There was a story of a well-known advocate from U.S. who tried in his own little way to break down racial discrimination by travelling around 1,000 miles by train in order to speak to a predominantly white audience in just five minutes. We might ask, what prompt this person to work with ‘zeal’ for a noble cause that it would not matter to him at all to travel a thousand miles just to talk in just five minutes?
Another story that I would like to share is about our founder, Saint John Eudes, who has a great zeal for his ‘Master,’ especially in preaching His Word. One day on February 8, 1661, while delivering his sermon, the Queen of France came. Without a second thought, our founder had found the opportunity to get his message across by using the circumstance of the fire that burned a section of Louvre. Speaking directly in his sermon, he says, “If temporal fire has not spared the royal house, the eternal fire will spare neither princes nor princesses, kings nor queens, unless they live like Christians and take pity on their subject, and unless they use their authority to destroy the tyranny of the devil and sin and to establish the kingdom of God in the souls of their subjects.” Then, he continued, “My sole interest in saying these things was the interest of my Master, and my God, as well as the salvation of my King and Queen for whom I would lay down a thousand lives.”
We can draw many remarkable stories about people who are passionately driven with ‘zeal’ for the love of God. Oftentimes, this ‘zeal’ is a driving force that would prompt the person to do remarkable things. Extraordinarily, Jesus in our gospel today possesses that great ‘zeal’ by defending His ‘Father’s house’ from people who defile it and makes it a marketplace. By turning over the table of the money-changers, and scattering their coins with a whip of cords, Jesus is making a statement to the people of authorities who are behind this business. Moreover, as a consequence for Jesus’ action, his life is at stake. But for Jesus, for the sake of love for God, everything will have its way, since his ‘zeal devours him like fire.’

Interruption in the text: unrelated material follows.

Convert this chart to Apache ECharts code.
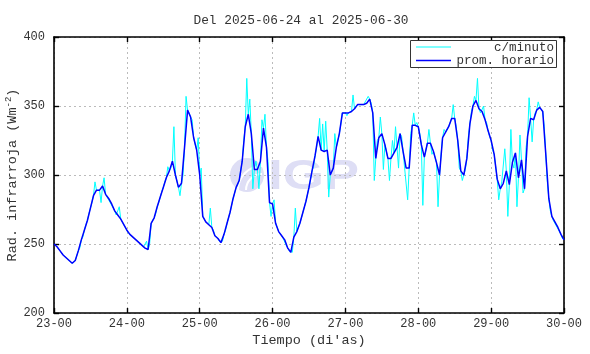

What kind of ‘zeal’ do we need in our church today? Does our ‘zeal’ consumed us to bring God’s love to our brothers and sisters? our beloved Pope Francis mentions in his homily that our Church has a need for apostolic zeal or it would run the risk of a mere philanthropic organization or non governmental organization: “When we forget our mission, forget poverty, forget apostolic zeal and we trust in these means, the Church slowly slides into a non governmental organization and becomes just a nice institution: powerful, but not evangelical, because it lacks its spirit, its poverty, its healing strength.”